For any large organisation, pulling off an experiment of this magnitude at such short notice - with all participants performing their business functions remotely - is no small feat. One of the major challenges of creating a working BCP for any company is keeping up with consistent and dynamic technological advancements. Esterhuizen says that, as technology changes, Broll's business plans and DRP Systems chains need to be updated. "That's why we do the DRPs at least biennially - to ensure that we cover all the technological changes in the business," she says.

At the helm of Broll's IT platform is Stuart Mathieson, Group IT Executive. "My responsibility is the DRP Systems chain, a disaster recovery procedure for systems and IT platforms which is an element of the overarching BCP," says Mathieson. On 7 March, the company undertook a successful technical/ disaster recovery of the IT platform - but that was just one piece of the puzzle. Mathieson says the BCP is not simply for systems and IT platforms; it should speak to continuity "from a staff perspective as well as from a location perspective". On 12 March, the components were tested together from end to end, aiming to answer a crucial question: was it possible for Broll to be mobile - for its regional staff to operate as a fully remote team?

In a word: yes. "The testing on 12 March ran even better than we could have hoped for," says Mathieson. Upon completion of the testing exercise, Broll's participants were sent an online, real-time survey about their experience. The final review of completed surveys at 11am on 13 March revealed that 99.4% of staff were able to perform their functions effectively, with productivity for the remaining 0.6% impeded by issues contributed to by load shedding or connectivity.

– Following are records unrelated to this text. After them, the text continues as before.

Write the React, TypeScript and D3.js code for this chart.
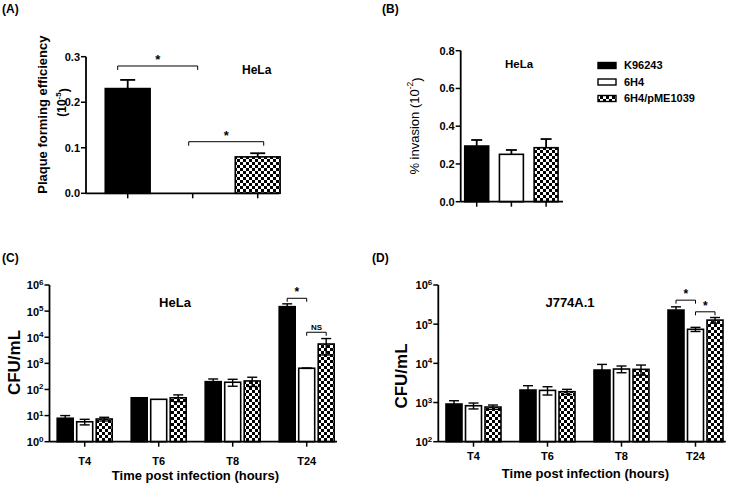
import React from "react";
import * as d3 from "d3";

// ---------- DATA ----------
const strains = ["K96243", "6H4", "6H4/pME1039"];
const timepoints = ["T4", "T6", "T8", "T24"];

// (A) plaque forming efficiency (10^-5)
const pfeMean = [0.23, 0, 0.08];
const pfeErr = [0.019, 0, 0.008];
const pfeTicks = [0, 0.1, 0.2, 0.3];

// (B) % invasion (10^-2)
const invMean = [0.295, 0.251, 0.286];
const invErr = [0.032, 0.023, 0.046];
const invTicks = [0, 0.2, 0.4, 0.6, 0.8];

// (C) HeLa CFU/mL
const helaK96243 = [7.9, 48, 199, 148000];
const helaK96243Err = [2.1, 0, 53, 42000];
const hela6H4 = [5.8, 42, 189, 650];
const hela6H4Err = [1.4, 0, 56, 10];
const helaComp = [7.4, 48, 212, 5500];
const helaCompErr = [1.2, 14, 82, 3400];
const helaExp = [0, 1, 2, 3, 4, 5, 6];

// (D) J774A.1 CFU/mL
const jK96243 = [916, 2084, 6750, 229000];
const jK96243Err = [195, 608, 2650, 48000];
const j6H4 = [828, 2042, 7160, 74000];
const j6H4Err = [142, 488, 1400, 9000];
const jComp = [767, 1888, 7030, 127000];
const jCompErr = [96, 282, 2020, 21000];
const jExp = [2, 3, 4, 5, 6];

const FONT = "'Liberation Sans', Arial, Helvetica, sans-serif";
const fills = ["#000", "#fff", "url(#checker)"];

function PanelLabel({ x, y, t }: { x: number; y: number; t: string }) {
  return (
    <text x={x} y={y} fontSize={12} fontWeight="bold">
      {t}
    </text>
  );
}

function LinearPanel(props: {
  axisX: number;
  y0: number;
  y1: number;
  max: number;
  ticks: number[];
  bandRange: [number, number];
  axisEnd: number;
  mean: number[];
  err: number[];
  cap: number;
}) {
  const { axisX, y0, y1, max, ticks, bandRange, axisEnd, mean, err, cap } = props;
  const y = d3.scaleLinear().domain([0, max]).range([y0, y1]);
  const x = d3.scaleBand<string>().domain(strains).range(bandRange).paddingInner(0.31).paddingOuter(0.155);
  const bw = x.bandwidth();
  return (
    <g>
      {strains.map((s, i) =>
        mean[i] > 0 ? (
          <rect key={s} x={x(s)!} y={y(mean[i])} width={bw} height={y0 - y(mean[i])} fill={fills[i]} stroke="#000" strokeWidth={1.6} />
        ) : null
      )}
      {strains.map((s, i) =>
        mean[i] > 0 ? (
          <g key={s} stroke="#000" strokeWidth={1.8}>
            <line x1={x(s)! + bw / 2} x2={x(s)! + bw / 2} y1={y(mean[i])} y2={y(mean[i] + err[i])} />
            <line x1={x(s)! + bw / 2 - cap / 2} x2={x(s)! + bw / 2 + cap / 2} y1={y(mean[i] + err[i])} y2={y(mean[i] + err[i])} />
          </g>
        ) : null
      )}
      <line x1={axisX} x2={axisX} y1={y0} y2={y1} stroke="#000" strokeWidth={1.8} />
      <line x1={axisX} x2={axisEnd} y1={y0} y2={y0} stroke="#000" strokeWidth={1.8} />
      {ticks.map((t) => (
        <g key={t}>
          <line x1={axisX - 5} x2={axisX} y1={y(t)} y2={y(t)} stroke="#000" strokeWidth={1.5} />
          <text x={axisX - 6} y={y(t)} dy="0.35em" textAnchor="end" fontSize={11} fontWeight="bold">
            {t.toFixed(1)}
          </text>
        </g>
      ))}
      {strains.map((s) => (
        <line key={s} x1={x(s)! + bw / 2} x2={x(s)! + bw / 2} y1={y0} y2={y0 + 5} stroke="#000" strokeWidth={1.5} />
      ))}
    </g>
  );
}

function LogPanel(props: {
  axisX: number;
  minExp: number;
  exps: number[];
  series: number[][];
  errs: number[][];
  labelY: number;
  brackets: { t: number; a: number; b: number; v: number; label: string; fs: number }[];
}) {
  const { axisX, minExp, exps, series, errs, labelY, brackets } = props;
  const y0 = 441.7;
  const y = d3.scaleLog().domain([Math.pow(10, minExp), 1e6]).range([y0, 285]);
  const xg = d3.scaleBand<string>().domain(timepoints).range([axisX - 1.8, axisX - 1.8 + 296]);
  const xs = d3.scaleBand<string>().domain(strains).range([-29.25, 29.25]).paddingInner(0.18).paddingOuter(0.09);
  const bw = xs.bandwidth();
  const gc = (t: string) => xg(t)! + xg.bandwidth() / 2;
  const bc = (ti: number, si: number) => gc(timepoints[ti]) + xs(strains[si])! + bw / 2;
  return (
    <g>
      {timepoints.map((t, ti) =>
        strains.map((s, si) => {
          const v = series[si][ti];
          return (
            <rect key={t + s} x={gc(t) + xs(s)!} y={y(v)} width={bw} height={y0 - y(v)} fill={fills[si]} stroke="#000" strokeWidth={1.6} />
          );
        })
      )}
      {timepoints.map((t, ti) =>
        strains.map((s, si) => {
          const v = series[si][ti];
          const e = errs[si][ti];
          if (e <= 0) return null;
          const cx = bc(ti, si);
          const hi = y(v + e);
          const lo = y(Math.max(v - e, 1e-9));
          return (
            <g key={t + s} stroke="#000" strokeWidth={1.4}>
              <line x1={cx} x2={cx} y1={lo} y2={hi} />
              <line x1={cx - 5} x2={cx + 5} y1={hi} y2={hi} />
              <line x1={cx - 5} x2={cx + 5} y1={lo} y2={lo} />
            </g>
          );
        })
      )}
      <line x1={axisX} x2={axisX} y1={y0} y2={285} stroke="#000" strokeWidth={1.8} />
      <line x1={axisX} x2={axisX + 287.5} y1={y0} y2={y0} stroke="#000" strokeWidth={1.8} />
      {exps.map((e) => (
        <g key={e}>
          <line x1={axisX - 5} x2={axisX} y1={y(Math.pow(10, e))} y2={y(Math.pow(10, e))} stroke="#000" strokeWidth={1.5} />
          <text x={axisX - 6} y={y(Math.pow(10, e))} dy="0.4em" textAnchor="end" fontSize={11} fontWeight="bold">
            10
            <tspan dy="-0.55em" fontSize={8}>
              {e}
            </tspan>
          </text>
        </g>
      ))}
      {timepoints.map((t) => (
        <g key={t}>
          <line x1={gc(t)} x2={gc(t)} y1={y0} y2={y0 + 5} stroke="#000" strokeWidth={1.5} />
          <text x={gc(t)} y={labelY} textAnchor="middle" fontSize={11} fontWeight="bold">
            {t}
          </text>
        </g>
      ))}
      {brackets.map((b, i) => {
        const xa = bc(b.t, b.a);
        const xb = bc(b.t, b.b);
        const yy = y(b.v);
        return (
          <g key={i}>
            <path d={`M${xa},${yy + 3.5}V${yy}H${xb}V${yy + 3.5}`} fill="none" stroke="#000" strokeWidth={1} />
            <text x={(xa + xb) / 2} y={yy - 2} textAnchor="middle" fontSize={b.fs} fontWeight="bold">
              {b.label}
            </text>
          </g>
        );
      })}
    </g>
  );
}

export default function App() {
  const yA = d3.scaleLinear().domain([0, 0.3]).range([193.3, 56.7]);
  const xA = d3.scaleBand<string>().domain(strains).range([95.2, 290.2]).paddingInner(0.31).paddingOuter(0.155);
  const cA = (i: number) => xA(strains[i])! + xA.bandwidth() / 2;
  const bracketsA = [
    { a: 0, b: 1, v: 0.2796, dxa: -10, dxb: 5 },
    { a: 1, b: 2, v: 0.1133, dxa: -4, dxb: 6 },
  ];
  return (
    <svg width={733} height={485} style={{ position: "absolute", left: 0, top: 0, background: "#fff" }} fontFamily={FONT}>
      <defs>
        <pattern id="checker" width={6} height={6} patternUnits="userSpaceOnUse">
          <rect width={6} height={6} fill="#fff" />
          <rect width={3} height={3} fill="#000" />
          <rect x={3} y={3} width={3} height={3} fill="#000" />
        </pattern>
      </defs>
      <rect width={733} height={485} fill="#fff" />

      {/* (A) */}
      <PanelLabel x={2} y={13} t="(A)" />
      <LinearPanel axisX={86} y0={193.3} y1={56.7} max={0.3} ticks={pfeTicks} bandRange={[95.2, 290.2]} axisEnd={279} mean={pfeMean} err={pfeErr} cap={15} />
      {bracketsA.map((b, i) => {
        const xa = cA(b.a) + b.dxa;
        const xb = cA(b.b) + b.dxb;
        const yy = yA(b.v);
        return (
          <g key={i}>
            <path d={`M${xa},${yy + 4}V${yy}H${xb}V${yy + 4}`} fill="none" stroke="#000" strokeWidth={1} />
            <text x={(xa + xb) / 2} y={yy - 2} textAnchor="middle" fontSize={13} fontWeight="bold">
              *
            </text>
          </g>
        );
      })}
      <text x={256.7} y={74} textAnchor="middle" fontSize={12} fontWeight="bold">
        HeLa
      </text>
      <text transform="translate(42,114.7) rotate(-90)" textAnchor="middle" dominantBaseline="central" fontSize={13} fontWeight="bold">
        Plaque forming efficiency
      </text>
      <text transform="translate(62,102.5) rotate(-90)" textAnchor="middle" dominantBaseline="central" fontSize={12} fontWeight="bold">
        (10
        <tspan dy="-0.5em" fontSize={8}>
          -5
        </tspan>
        <tspan dy="0.5em">)</tspan>
      </text>

      {/* (B) */}
      <PanelLabel x={382} y={13} t="(B)" />
      <LinearPanel axisX={460.7} y0={201.7} y1={50.7} max={0.8} ticks={invTicks} bandRange={[459.35, 563.45]} axisEnd={563} mean={invMean} err={invErr} cap={11} />
      <text x={519} y={68.3} textAnchor="middle" fontSize={11.5} fontWeight="bold">
        HeLa
      </text>
      <text transform="translate(414,126) rotate(-90)" textAnchor="middle" dominantBaseline="central" fontSize={13}>
        % invasion (10
        <tspan dy="-0.5em" fontSize={8.5}>
          -2
        </tspan>
        <tspan dy="0.5em">)</tspan>
      </text>
      {strains.map((s, i) => {
        const ry = 65.5 + i * 16.5;
        return (
          <g key={s}>
            <rect x={598} y={ry - 3} width={18} height={6} fill={fills[i]} stroke="#000" strokeWidth={1.4} />
            <text x={624} y={ry} dy="0.36em" fontSize={11} fontWeight="bold">
              {s}
            </text>
          </g>
        );
      })}

      {/* (C) */}
      <PanelLabel x={2} y={262} t="(C)" />
      <LogPanel
        axisX={49.5}
        minExp={0}
        exps={helaExp}
        series={[helaK96243, hela6H4, helaComp]}
        errs={[helaK96243Err, hela6H4Err, helaCompErr]}
        labelY={465}
        brackets={[
          { t: 3, a: 0, b: 1, v: 3.1e5, label: "*", fs: 12 },
          { t: 3, a: 1, b: 2, v: 1.55e4, label: "NS", fs: 8 },
        ]}
      />
      <text x={175} y={306.7} textAnchor="middle" fontSize={13} fontWeight="bold">
        HeLa
      </text>
      <text transform="translate(14,362.5) rotate(-90)" textAnchor="middle" dominantBaseline="central" fontSize={17} fontWeight="bold">
        CFU/mL
      </text>
      <text x={195.5} y={480} textAnchor="middle" fontSize={13} fontWeight="bold">
        Time post infection (hours)
      </text>

      {/* (D) */}
      <PanelLabel x={372} y={262} t="(D)" />
      <LogPanel
        axisX={438.3}
        minExp={2}
        exps={jExp}
        series={[jK96243, j6H4, jComp]}
        errs={[jK96243Err, j6H4Err, jCompErr]}
        labelY={460}
        brackets={[
          { t: 3, a: 0, b: 1, v: 4.1e5, label: "*", fs: 12 },
          { t: 3, a: 1, b: 2, v: 2.07e5, label: "*", fs: 12 },
        ]}
      />
      <text x={570} y={307.3} textAnchor="middle" fontSize={13} fontWeight="bold">
        J774A.1
      </text>
      <text transform="translate(401,376) rotate(-90)" textAnchor="middle" dominantBaseline="central" fontSize={17} fontWeight="bold">
        CFU/mL
      </text>
      <text x={585.5} y={478} textAnchor="middle" fontSize={13} fontWeight="bold">
        Time post infection (hours)
      </text>
    </svg>
  );
}
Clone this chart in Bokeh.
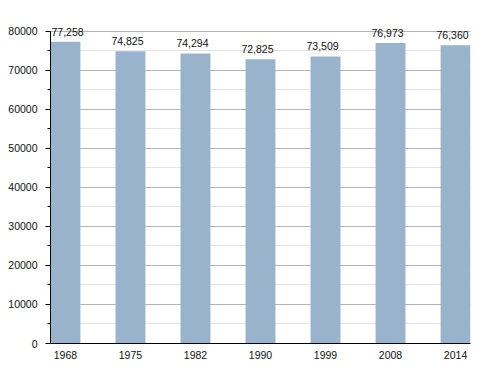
from bokeh.plotting import figure
from bokeh.models import ColumnDataSource, FixedTicker, Range1d, LabelSet
from bokeh.core.properties import value
from bokeh.embed import file_html
from bokeh.resources import INLINE

years = ["1968", "1975", "1982", "1990", "1999", "2008", "2014"]
population = [77258, 74825, 74294, 72825, 73509, 76973, 76360]
value_labels = ["77,258", "74,825", "74,294", "72,825", "73,509", "76,973", "76,360"]
y_ticks = [0, 10000, 20000, 30000, 40000, 50000, 60000, 70000, 80000]
y_minor = [5000, 15000, 25000, 35000, 45000, 55000, 65000, 75000]

bw = 0.46
idx = list(range(len(years)))
# keep the first label inside the plot frame (left-aligned at bar edge)
lab_x = [i - bw / 2 if i == 0 else i for i in idx]
lab_align = ["left" if i == 0 else "center" for i in idx]
lab_dx = [1 if i == 0 else -3 for i in idx]
src = ColumnDataSource(dict(x=idx, top=population, lab=value_labels,
                            lx=lab_x, la=lab_align, dx=lab_dx))

y_max = y_ticks[-1]
p = figure(width=492, height=365, output_backend="svg", toolbar_location=None,
           x_range=Range1d(-bw / 2, len(years) - 1 + bw / 2),
           y_range=Range1d(0, y_max * 1.05),
           min_border_left=50, min_border_right=22, min_border_top=15, min_border_bottom=22)
p.outline_line_color = None
p.background_fill_color = "white"

p.vbar(x="x", top="top", width=bw, source=src, fill_color="#99b3cd", line_color=None)

labels = LabelSet(x="lx", y="top", text="lab", source=src, text_align="la",
                  text_baseline="bottom", y_offset=6, x_offset="dx",
                  text_font=value("Liberation Sans"),
                  text_font_size=value("10.5px"), text_color=value("#111111"))
p.add_layout(labels)

p.xaxis.ticker = FixedTicker(ticks=idx)
p.xaxis.major_label_overrides = {i: y for i, y in enumerate(years)}
p.xaxis.major_tick_line_color = None
p.xaxis.minor_tick_line_color = None
p.xaxis.axis_line_color = "black"
p.xaxis.major_label_text_font = "Liberation Sans"
p.xaxis.major_label_text_font_size = "10.5px"
p.xaxis.major_label_text_color = "#111111"
p.xaxis.major_label_standoff = 1

p.yaxis.ticker = FixedTicker(ticks=y_ticks, minor_ticks=y_minor)
p.yaxis.bounds = (0, y_max)
p.yaxis.major_tick_in = 0
p.yaxis.major_tick_out = 5
p.yaxis.minor_tick_in = 0
p.yaxis.minor_tick_out = 3
p.yaxis.axis_line_color = "black"
p.yaxis.major_label_text_font = "Liberation Sans"
p.yaxis.major_label_text_font_size = "10.5px"
p.yaxis.major_label_text_color = "#111111"
p.yaxis.major_label_standoff = 8
p.yaxis.formatter.use_scientific = False

p.xgrid.grid_line_color = None
p.ygrid.grid_line_color = "#b4b4b4"
p.ygrid.minor_grid_line_color = "#e4e4e4"

open("out.html", "w").write(file_html(p, INLINE))
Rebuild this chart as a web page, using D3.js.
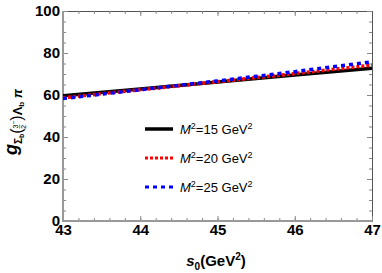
<!DOCTYPE html>
<html>
<head>
<meta charset="utf-8">
<script src="https://cdn.jsdelivr.net/npm/d3@7"></script>
<style>
  body { margin: 0; background: #fff; }
  text { font-family: "Liberation Sans", Arial, sans-serif; }
</style>
</head>
<body>
<div id="chart"></div>
<script>
// data
const s0 = [43, 44, 45, 46, 47];
const m15 = [59.6, 62.9, 66.2, 69.5, 72.8];
const m20 = [58.7, 62.5, 66.3, 70.2, 74.2];
const m25 = [58.3, 62.5, 66.7, 71.1, 75.8];
const seriesNames = ["15", "20", "25"];
const xTicks = [43, 44, 45, 46, 47];
const yTicks = [0, 20, 40, 60, 80, 100];

const w = 382, h = 273;
const pLeft = 63, pRight = 372, pTop = 11, pBottom = 221;

const svg = d3.select("#chart").append("svg")
  .attr("width", w).attr("height", h);

const xScale = d3.scaleLinear().domain([43, 47]).range([pLeft, pRight]);
const yScale = d3.scaleLinear().domain([0, 100]).range([pBottom, pTop]);

// minor ticks
const xMinor = d3.range(43, 47.001, 0.2);
const yMinor = d3.range(0, 100.001, 5);

const grey = g => g.selectAll("line").attr("stroke", "#888");
const boldText = g => g.selectAll("text").attr("font-size", 15).attr("font-weight", "bold")
  .attr("fill", "#000").attr("font-family", "Liberation Sans, Arial, sans-serif");

// frame top and right (thin)
svg.append("g").attr("transform", `translate(0,${pTop})`)
  .call(d3.axisTop(xScale).tickValues(xMinor).tickSize(-3).tickFormat(""))
  .call(grey)
  .call(g => g.select(".domain").attr("stroke", "#555"));
svg.append("g").attr("transform", `translate(0,${pTop})`)
  .call(d3.axisTop(xScale).tickValues(xTicks).tickSize(-5).tickFormat(""))
  .call(grey)
  .call(g => g.select(".domain").remove());
svg.append("g").attr("transform", `translate(${pRight},0)`)
  .call(d3.axisRight(yScale).tickValues(yMinor).tickSize(-3).tickFormat(""))
  .call(grey)
  .call(g => g.select(".domain").attr("stroke", "#555"));
svg.append("g").attr("transform", `translate(${pRight},0)`)
  .call(d3.axisRight(yScale).tickValues(yTicks).tickSize(-5).tickFormat(""))
  .call(grey)
  .call(g => g.select(".domain").remove());

// bottom axis
svg.append("g").attr("transform", `translate(0,${pBottom})`)
  .call(d3.axisBottom(xScale).tickValues(xMinor).tickSize(-3).tickFormat(""))
  .call(grey)
  .call(g => g.select(".domain").remove());
svg.append("g").attr("transform", `translate(0,${pBottom})`)
  .call(d3.axisBottom(xScale).tickValues(xTicks).tickSize(-5).tickPadding(3).tickFormat(d3.format("d")))
  .call(grey)
  .call(g => g.select(".domain").remove())
  .call(boldText);

// left axis
svg.append("g").attr("transform", `translate(${pLeft},0)`)
  .call(d3.axisLeft(yScale).tickValues(yMinor).tickSize(-3).tickFormat(""))
  .call(grey)
  .call(g => g.select(".domain").remove());
svg.append("g").attr("transform", `translate(${pLeft},0)`)
  .call(d3.axisLeft(yScale).tickValues(yTicks).tickSize(-5).tickPadding(3).tickFormat(d3.format("d")))
  .call(grey)
  .call(g => g.select(".domain").remove())
  .call(boldText);

// thick gray axis lines
svg.append("line").attr("x1", pLeft).attr("x2", pLeft).attr("y1", pTop).attr("y2", pBottom + 1)
  .attr("stroke", "#999").attr("stroke-width", 2);
svg.append("line").attr("x1", pLeft - 1).attr("x2", pRight).attr("y1", pBottom).attr("y2", pBottom)
  .attr("stroke", "#999").attr("stroke-width", 2);

// lines
svg.append("clipPath").attr("id", "clip").append("rect")
  .attr("x", pLeft).attr("y", pTop).attr("width", pRight - pLeft).attr("height", pBottom - pTop);

const line = d3.line().x((d, i) => xScale(s0[i])).y(d => yScale(d));
const styles = [
  { data: m15, color: "#000", width: 3.5, dash: null },
  { data: m20, color: "#ff0000", width: 3.5, dash: "3,2" },
  { data: m25, color: "#0000ff", width: 3.5, dash: "4,4" }
];
styles.forEach(s => {
  svg.append("path").datum(s.data)
    .attr("d", line)
    .attr("fill", "none")
    .attr("stroke", s.color)
    .attr("stroke-width", s.width)
    .attr("stroke-dasharray", s.dash)
    .attr("clip-path", "url(#clip)");
});

// legend
const legY = [129, 158, 187];
styles.forEach((s, i) => {
  svg.append("line").attr("x1", 145).attr("x2", 173).attr("y1", legY[i]).attr("y2", legY[i])
    .attr("stroke", s.color).attr("stroke-width", i === 0 ? 3.5 : 3)
    .attr("stroke-dasharray", s.dash);
  const t = svg.append("text").attr("x", 180).attr("y", legY[i] + 5).attr("font-size", 13);
  t.append("tspan").attr("font-style", "italic").text("M");
  t.append("tspan").attr("font-size", 9).attr("dy", -5).text("2");
  t.append("tspan").attr("dy", 5).text("=" + seriesNames[i] + " GeV");
  t.append("tspan").attr("font-size", 9).attr("dy", -5).text("2");
});

// x label
const xl = svg.append("text").attr("x", 216).attr("y", 266).attr("text-anchor", "middle")
  .attr("font-size", 15).attr("font-weight", "bold");
xl.append("tspan").attr("font-style", "italic").text("s");
xl.append("tspan").attr("font-size", 10).attr("dy", 4).text("0");
xl.append("tspan").attr("dy", -4).text("(GeV");
xl.append("tspan").attr("font-size", 10).attr("dy", -6).text("2");
xl.append("tspan").attr("dy", 6).text(")");

// y label
const yl = svg.append("text").attr("transform", "translate(17,122) rotate(-90)")
  .attr("text-anchor", "middle").attr("font-size", 11).attr("font-weight", "bold");
yl.append("tspan").attr("font-size", 18).attr("font-style", "italic").text("g");
yl.append("tspan").attr("font-size", 10).attr("dy", 5).text("Σ");
yl.append("tspan").attr("font-size", 7).attr("dy", 2).text("b");
yl.append("tspan").attr("font-size", 16).attr("dy", -2).attr("font-weight", "normal").text("(");
yl.append("tspan").attr("font-size", 7).attr("dy", -4).attr("font-weight", "normal").text("3");
yl.append("tspan").attr("font-size", 7).attr("dx", -4).attr("dy", 3).attr("font-weight", "normal").text("–");
yl.append("tspan").attr("font-size", 7).attr("dx", -4).attr("dy", 5).attr("font-weight", "normal").text("2");
yl.append("tspan").attr("font-size", 7).attr("dy", -10).attr("font-weight", "normal").text("−");
yl.append("tspan").attr("font-size", 16).attr("dy", 6).attr("font-weight", "normal").text(")");
yl.append("tspan").attr("font-size", 13).text("Λ");
yl.append("tspan").attr("font-size", 8).attr("dy", 2).text("b");
yl.append("tspan").attr("font-size", 13).attr("dy", -2).attr("font-style", "italic").text(" π");
</script>
</body>
</html>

Malcolm Horne, Group CEO at Broll, says the company is extremely pleased with the results which yielded solid proof, not just in theory, that Broll has a robust and fully functioning BCP. "We're confident that we have a practical plan in place, and that, at short notice, our business can operate successfully as a remote business across South Africa," says Horne. "Our staff were up-and-running. They were working and productive, and that's exactly what we hoped for - mitigating the risk to our clients' businesses."

The success of the exercise, according to Esterhuizen, comes down to three things: leadership, great teamwork and action plans that have been tested extensively and then tested again. "If you look at the Broll business, it's anything but static," she explains. "We have several divisions, all of which get new clients in on a regular basis." Esterhuizen stresses the importance of consistently analysing the business, then assessing, adapting and altering the BCP accordingly. She suggests that any organisation wanting to create an effective BCP should implement consistent review - at least quarterly.

Preparing for a proper review takes time and effort. Even at Broll, where individual testing of the BCP's components is a systematic undertaking, 12 March marked the first time the plan was tested across all regional offices simultaneously. But the experience has been worth it for providing the business with critical data and knowledge, setting it apart from its peers.

As its next steps, Broll plans to stay ahead of the curve and focus on further fine-tuning its BCP. Mathieson says, "We're always in the mould of making ourselves better and better. Our next goal is to ensure that the six people who could not work are up and running - we have no doubt we'll achieve this through the valuable lessons learnt." Horne appreciates the experience as an invaluable learning process for the business. "To see theory meeting practice was vital - it proved that our BCP works. We have no doubt this first step has set us up on a path to 100% success," he says. "This is a proud moment in our history, and we hope that we are setting the trend for other property companies to follow."